Hi Urs,

I’d say it is poor error reporting on the part of guile. (Oh no, I’m not 
starting that again! :-))

If you look at what racket says in these cases, which is clear, you can see tha 
guile makes a poor job of explaining to the user in your example. No wonder you 
are confused by guile.

racket:

> (1 2 3)
application: not a procedure;
 expected a procedure that can be applied to arguments
  given: 1
  arguments...:
   2
   3
  context...:
   /home/andro/racket/collects/racket/private/misc.rkt:87:7
> (1 . 2)
stdin::40: application: bad syntax
  in: (1 . 2)
  context...:
   /home/andro/racket/collects/racket/private/misc.rkt:87:7


Something I notice is that you get an ABORT which is presumably the result of 
an error having been thrown, and guile does not have an appropriate key for 
this so they just use the wrong number of arguments key. There needs to be a 
key ‘bad syntax’ to throw for this error.
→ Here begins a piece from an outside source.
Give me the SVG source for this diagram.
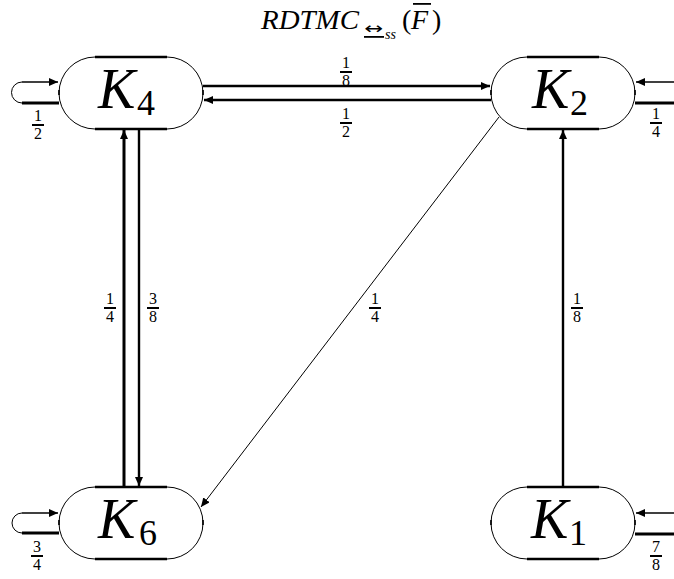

That would be better.

In guile 2 we get:

scheme@(guile-user)> (1 2 3)
ERROR: In procedure 1:
ERROR: Wrong type to apply: 1

scheme@(guile-user)> (1 . 2)
While compiling expression:
ERROR: Syntax error:
unknown file:1:0: source expression failed to match any pattern in form (1 . 2)

So this has been addressed in guile 2.